Il Neorealismo ha introdotto nell’espressione cinematografica alcuni elementi che ne arricchiscono il linguaggio, ma niente di più. La realtà neorealista è incompleta, formale, soprattutto ragionevole, ma nelle sue realizzazioni manca assolutamente la poesia, il mistero, ciò che completa ed espande la realtà. Confonde la fantasia ironica con il fantastico e l’humour nero.
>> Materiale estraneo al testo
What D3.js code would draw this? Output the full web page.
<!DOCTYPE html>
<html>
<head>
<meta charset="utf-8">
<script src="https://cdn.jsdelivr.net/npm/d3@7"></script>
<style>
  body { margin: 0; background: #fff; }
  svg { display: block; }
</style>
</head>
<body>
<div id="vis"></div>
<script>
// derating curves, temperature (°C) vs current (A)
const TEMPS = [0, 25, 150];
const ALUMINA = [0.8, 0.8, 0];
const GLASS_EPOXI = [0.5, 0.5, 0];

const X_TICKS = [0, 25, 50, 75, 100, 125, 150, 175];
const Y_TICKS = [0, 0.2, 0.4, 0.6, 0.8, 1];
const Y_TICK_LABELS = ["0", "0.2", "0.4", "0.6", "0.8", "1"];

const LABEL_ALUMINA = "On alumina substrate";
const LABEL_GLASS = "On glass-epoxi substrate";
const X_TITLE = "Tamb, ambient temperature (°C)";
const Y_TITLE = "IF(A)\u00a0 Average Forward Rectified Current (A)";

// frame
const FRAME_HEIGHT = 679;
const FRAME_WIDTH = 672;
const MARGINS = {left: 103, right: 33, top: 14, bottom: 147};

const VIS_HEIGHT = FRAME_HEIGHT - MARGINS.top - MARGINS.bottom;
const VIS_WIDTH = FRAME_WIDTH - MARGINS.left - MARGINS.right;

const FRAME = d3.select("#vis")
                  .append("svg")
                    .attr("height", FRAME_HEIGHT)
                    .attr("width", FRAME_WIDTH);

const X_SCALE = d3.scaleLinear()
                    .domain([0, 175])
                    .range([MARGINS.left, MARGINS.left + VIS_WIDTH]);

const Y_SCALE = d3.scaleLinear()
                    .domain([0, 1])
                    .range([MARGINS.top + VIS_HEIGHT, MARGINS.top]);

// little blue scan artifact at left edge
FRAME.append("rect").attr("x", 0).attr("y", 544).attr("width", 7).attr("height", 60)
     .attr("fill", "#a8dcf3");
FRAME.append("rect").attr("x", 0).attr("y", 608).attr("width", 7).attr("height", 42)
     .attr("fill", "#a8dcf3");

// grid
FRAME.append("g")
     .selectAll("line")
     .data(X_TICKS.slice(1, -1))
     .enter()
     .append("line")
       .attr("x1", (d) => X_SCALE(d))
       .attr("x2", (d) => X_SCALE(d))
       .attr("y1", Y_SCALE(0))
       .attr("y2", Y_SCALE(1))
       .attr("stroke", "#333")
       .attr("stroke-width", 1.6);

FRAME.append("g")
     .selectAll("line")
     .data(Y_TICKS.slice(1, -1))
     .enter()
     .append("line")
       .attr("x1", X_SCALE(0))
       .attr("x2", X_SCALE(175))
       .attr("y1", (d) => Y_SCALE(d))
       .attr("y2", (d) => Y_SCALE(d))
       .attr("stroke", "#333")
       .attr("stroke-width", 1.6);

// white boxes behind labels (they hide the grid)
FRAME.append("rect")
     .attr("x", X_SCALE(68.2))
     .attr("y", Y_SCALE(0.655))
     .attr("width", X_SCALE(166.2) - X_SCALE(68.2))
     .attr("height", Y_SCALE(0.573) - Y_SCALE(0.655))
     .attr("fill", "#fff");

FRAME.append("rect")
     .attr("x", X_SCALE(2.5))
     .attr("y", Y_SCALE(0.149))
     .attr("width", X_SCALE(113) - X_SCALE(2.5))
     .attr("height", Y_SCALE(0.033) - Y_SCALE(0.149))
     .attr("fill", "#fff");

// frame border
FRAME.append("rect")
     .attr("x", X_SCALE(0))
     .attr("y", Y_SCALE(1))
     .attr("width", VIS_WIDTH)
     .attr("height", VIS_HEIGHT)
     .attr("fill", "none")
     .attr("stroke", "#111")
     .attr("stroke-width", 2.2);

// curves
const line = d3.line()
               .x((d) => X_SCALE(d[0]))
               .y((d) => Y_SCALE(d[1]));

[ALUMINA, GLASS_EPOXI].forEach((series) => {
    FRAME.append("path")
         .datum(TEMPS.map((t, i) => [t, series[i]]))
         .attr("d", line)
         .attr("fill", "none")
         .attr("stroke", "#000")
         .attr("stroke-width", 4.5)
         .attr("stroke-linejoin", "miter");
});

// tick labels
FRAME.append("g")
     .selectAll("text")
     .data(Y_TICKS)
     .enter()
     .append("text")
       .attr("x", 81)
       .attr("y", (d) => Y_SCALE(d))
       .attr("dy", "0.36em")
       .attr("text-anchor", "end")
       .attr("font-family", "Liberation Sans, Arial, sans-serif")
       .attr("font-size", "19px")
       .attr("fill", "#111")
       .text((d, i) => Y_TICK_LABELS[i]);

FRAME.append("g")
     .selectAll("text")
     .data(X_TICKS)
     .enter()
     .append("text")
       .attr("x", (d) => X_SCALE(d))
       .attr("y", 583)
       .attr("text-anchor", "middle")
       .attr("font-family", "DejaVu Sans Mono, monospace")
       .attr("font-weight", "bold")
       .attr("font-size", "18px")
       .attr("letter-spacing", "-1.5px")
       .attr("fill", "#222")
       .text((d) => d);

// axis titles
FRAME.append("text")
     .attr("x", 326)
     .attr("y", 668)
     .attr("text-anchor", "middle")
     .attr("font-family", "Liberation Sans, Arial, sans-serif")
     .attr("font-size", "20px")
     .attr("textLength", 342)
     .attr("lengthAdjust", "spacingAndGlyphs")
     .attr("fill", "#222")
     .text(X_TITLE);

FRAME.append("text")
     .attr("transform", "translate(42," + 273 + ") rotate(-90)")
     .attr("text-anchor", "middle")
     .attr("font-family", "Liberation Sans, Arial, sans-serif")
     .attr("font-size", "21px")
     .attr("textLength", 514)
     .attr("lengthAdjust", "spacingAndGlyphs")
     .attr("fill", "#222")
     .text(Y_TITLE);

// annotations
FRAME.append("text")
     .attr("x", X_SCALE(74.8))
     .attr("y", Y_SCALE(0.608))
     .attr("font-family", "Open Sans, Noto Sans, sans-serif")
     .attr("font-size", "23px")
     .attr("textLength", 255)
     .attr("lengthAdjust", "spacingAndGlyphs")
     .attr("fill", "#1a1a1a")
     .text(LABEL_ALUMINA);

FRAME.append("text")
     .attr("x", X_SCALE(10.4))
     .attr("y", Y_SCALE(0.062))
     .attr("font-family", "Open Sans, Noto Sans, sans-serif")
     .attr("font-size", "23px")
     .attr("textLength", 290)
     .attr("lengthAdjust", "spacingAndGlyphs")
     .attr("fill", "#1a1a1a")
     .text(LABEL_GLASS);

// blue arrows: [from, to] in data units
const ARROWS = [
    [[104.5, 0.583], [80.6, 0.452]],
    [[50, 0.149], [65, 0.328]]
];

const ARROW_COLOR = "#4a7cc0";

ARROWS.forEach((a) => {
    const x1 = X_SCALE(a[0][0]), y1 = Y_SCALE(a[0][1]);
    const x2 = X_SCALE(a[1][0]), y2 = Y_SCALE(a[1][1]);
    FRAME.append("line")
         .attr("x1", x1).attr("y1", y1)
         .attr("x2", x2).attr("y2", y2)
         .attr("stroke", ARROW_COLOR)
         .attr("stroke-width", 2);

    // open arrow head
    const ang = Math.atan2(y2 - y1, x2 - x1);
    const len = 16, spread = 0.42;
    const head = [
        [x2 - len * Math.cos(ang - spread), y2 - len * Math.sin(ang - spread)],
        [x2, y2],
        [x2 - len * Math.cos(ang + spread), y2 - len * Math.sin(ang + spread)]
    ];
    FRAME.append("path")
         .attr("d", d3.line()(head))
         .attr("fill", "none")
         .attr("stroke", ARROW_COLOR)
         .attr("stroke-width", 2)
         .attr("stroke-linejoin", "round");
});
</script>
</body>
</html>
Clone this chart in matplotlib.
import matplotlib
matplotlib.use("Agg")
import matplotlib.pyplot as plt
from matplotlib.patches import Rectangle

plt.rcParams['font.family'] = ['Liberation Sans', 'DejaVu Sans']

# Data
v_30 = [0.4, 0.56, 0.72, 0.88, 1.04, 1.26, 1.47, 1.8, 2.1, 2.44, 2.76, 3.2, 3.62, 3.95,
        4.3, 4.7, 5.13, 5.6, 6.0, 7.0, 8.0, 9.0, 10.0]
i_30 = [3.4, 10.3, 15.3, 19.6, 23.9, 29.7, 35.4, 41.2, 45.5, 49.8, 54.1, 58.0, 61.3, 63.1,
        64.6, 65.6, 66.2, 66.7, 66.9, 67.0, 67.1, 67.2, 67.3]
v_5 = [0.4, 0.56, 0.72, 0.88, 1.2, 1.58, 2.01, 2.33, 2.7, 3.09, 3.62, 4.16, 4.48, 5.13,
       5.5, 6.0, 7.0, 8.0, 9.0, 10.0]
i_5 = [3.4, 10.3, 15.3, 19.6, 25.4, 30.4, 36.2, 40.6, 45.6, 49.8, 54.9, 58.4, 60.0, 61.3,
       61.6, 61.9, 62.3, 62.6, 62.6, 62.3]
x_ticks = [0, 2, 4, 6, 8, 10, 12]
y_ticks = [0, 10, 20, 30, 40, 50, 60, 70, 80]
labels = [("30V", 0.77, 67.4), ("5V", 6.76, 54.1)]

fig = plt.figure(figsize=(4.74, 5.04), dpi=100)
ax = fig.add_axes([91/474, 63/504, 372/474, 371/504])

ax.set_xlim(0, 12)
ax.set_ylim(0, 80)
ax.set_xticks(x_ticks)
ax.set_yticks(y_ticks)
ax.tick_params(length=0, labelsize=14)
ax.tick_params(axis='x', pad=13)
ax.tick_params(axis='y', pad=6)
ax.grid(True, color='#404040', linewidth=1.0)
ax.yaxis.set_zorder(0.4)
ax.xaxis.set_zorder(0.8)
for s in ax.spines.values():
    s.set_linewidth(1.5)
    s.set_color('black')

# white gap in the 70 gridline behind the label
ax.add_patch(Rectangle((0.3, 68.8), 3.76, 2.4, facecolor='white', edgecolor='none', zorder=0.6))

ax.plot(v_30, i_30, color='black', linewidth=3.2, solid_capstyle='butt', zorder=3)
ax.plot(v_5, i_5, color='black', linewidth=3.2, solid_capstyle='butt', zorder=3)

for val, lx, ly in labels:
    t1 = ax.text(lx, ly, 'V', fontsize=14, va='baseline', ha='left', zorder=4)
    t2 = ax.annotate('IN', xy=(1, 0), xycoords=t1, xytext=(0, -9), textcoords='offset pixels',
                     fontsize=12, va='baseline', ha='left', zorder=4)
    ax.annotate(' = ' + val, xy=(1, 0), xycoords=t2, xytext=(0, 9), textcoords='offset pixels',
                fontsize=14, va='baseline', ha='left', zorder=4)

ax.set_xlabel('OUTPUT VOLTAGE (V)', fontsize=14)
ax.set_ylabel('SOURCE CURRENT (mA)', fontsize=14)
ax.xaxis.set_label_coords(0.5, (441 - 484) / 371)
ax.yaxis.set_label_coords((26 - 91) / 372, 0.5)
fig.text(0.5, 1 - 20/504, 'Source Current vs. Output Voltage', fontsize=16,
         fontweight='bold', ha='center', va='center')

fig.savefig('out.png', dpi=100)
«La cosa più notevole del fantastico – ha detto André Breton – è che il fantastico non esiste, tutto è reale». Parlando con lo stesso Zavattini, qualche tempo fa, ho espresso le mie riserve sul Neorealismo: stavamo mangiando insieme e il primo esempio che mi è venuto in mente è stato il bicchiere di vino da cui stavo bevendo. Per un neorealista, gli dicevo, un bicchiere è un bicchiere e niente di più: vedremo come lo tolgono dalla credenza, lo riempiono di liquido, lo portano in cucina per lavarlo, dove la cameriera lo rompe, fatto per cui potrebbe essere licenziata o meno ecc.

Tuttavia quello stesso bicchiere, contemplato da altri uomini, potrebbe essere mille altre cose diverse, perché ognuno di loro carica di affetto ciò che contempla e nessuno lo vede così com’è, ma come vogliono vederlo i suoi desideri e il suo stato d’animo. Sostengo un cinema che mi faccia vedere questi diversi tipi di bicchieri, perché quel cinema mi darà una visione integrale della realtà, aumenterà la mia conoscenza delle cose e degli esseri e mi aprirà il meraviglioso mondo dell’ignoto, di ciò che non posso leggere sulla stampa quotidiana o trovare per strada.

Non crediate però, da quanto ho detto, che io sostenga un cinema dedicato esclusivamente all’espressione del fantastico e del mistero, un cinema disimpegnato che, sprezzante della nostra realtà quotidiana, ci immerga soltanto nel mondo inconscio dei sogni. Anche se molto brevemente, ho recentemente sottolineato l’importanza che attribuisco ai film che affrontano i problemi fondamentali dell’uomo moderno, non considerato isolatamente, come un caso a parte, ma nei suoi rapporti con gli altri.

Faccio mie le parole di Engels che definisce così la funzione di un romanziere (ossia, per traslato, di un cineasta): «Il romanziere avrà agito con onestà quando, attraverso una descrizione delle relazioni sociali autentiche, abbia demolito le opinioni convenzionali sulla natura di queste relazioni, abbia spezzato l’ottimismo del mondo borghese e abbia costretto il lettore a dubitare dell’immutabilità dell’ordine costituito. Anche se ciò non comporta necessariamente una conclusione e anche se non prende esplicitamente posizione».